Do księgarni trafiła nieautoryzowana biografia Roberta Lewandowskiego
Niedawno na rynku ukazała się nieautoryzowana biografia Roberta Lewandowskiego, jednego z najlepszych polskich piłkarzy. O tej książce od dłuższego czas dyskutuje liczne grono nie tylko ze świata sportu
- Ogólnie kibice spodziewają się, że dowiedzą się czegoś o człowieku, a nie o piłkarzu, bo jednak jako piłkarza Roberta znamy, śledzimy jego karierę od lat. Natomiast myślę, że nieliczni poznali go jako kolegę z drużyny, kolegę z reprezentacji czy człowieka, z którym np. robili interesy. A że wiadomo, czasy są plotkarskie i lubimy spekulować, to myślę, że ta książka może być hitem - powiedział Radosław Majdan.
Na premierze książki pojawił się także Jakub Rzeźniczak, który miał okazję poznać Roberta Lewandowskiego, gdy jeszcze nie był bardzo popularny.

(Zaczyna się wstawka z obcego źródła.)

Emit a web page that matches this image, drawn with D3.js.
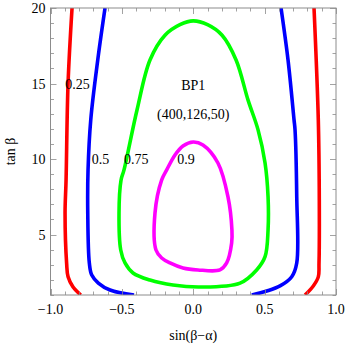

- Ja z Robertem szatni długo nie dzieliłem, bo kilka meczów w kadrze, chwila w rezerwach Legii Warszawa, więc to są te czasy, kiedy Robert jeszcze nie był znanym piłkarzem, a dopiero zaczynał. Jest inspiracją dla tych młodych zawodników. On nawet w tak już zaawansowanym wieku jak na piłkarza, wygląda nadal jak atleta, gra na najwyższym poziomie i jest inspiracją dla tych maluchów, czy nawet tych troszkę starszych piłkarzy, którzy chcą osiągnąć wielki sukces. Myślę, że z tej książki też będzie się można dużo dowiedzieć takich rzeczy, które pomogą w tej drodze na szczyt - mówił Jakub Rzeźniczak.
Jak na powstanie książki zareagował sam Robert Lewandowski?
Autorowi książki "Lewandowski. Prawdziwy" zależało na jak najbardziej złożonym portrecie gwiazdy FC Barcelony.
- Praca nad książką to było 11 miesięcy, właściwie dzień w dzień do wieczora. 251 rozmówców, ponad 50 podróży po Polsce, Niemczech i Hiszpanii. Bardzo trudno umówić się z prezydentem Barcelony, bo to jest po prostu bardzo zajęty człowiek, a druga kwestia jest taka, że Robert Lewandowski wciąż jest piłkarzem Barcelony, więc to naturalne, że Joan Laporta kiedy słyszy o wywiadzie z polskim dziennikarzem, to pyta Roberta, czy może porozmawiać, czy powinien porozmawiać. Mam dużą satysfakcję z tego, że te zdania, które są w książce wypowiadane, te opinie o Robercie, te historie są wypowiadane przez ludzi pod ich własnym nazwiskiem - chwalił się autor książki, Sebastian Staszewski.
Podczas jednej z konferencji reprezentacji Polski była szansa, by dowiedzieć się, co o tej publikacji sądzi sam bohater, czyli Robert Lewandowski
- Zacząłem ją czytać, nie miałem może za dużo czasu, więc parę rozdziałów przeczytałem. Jeśli chodzi o książkę, to ja szanuję każdy głos w tej książce, szanuję to też, jaka praca została wykonana, więc z wielką chęcią będę chciał ją przeczytać, zobaczyć, co dokładnie zostało napisane i też może się czegoś dowiedzieć jeszcze - skomentował Robert Lewandowski.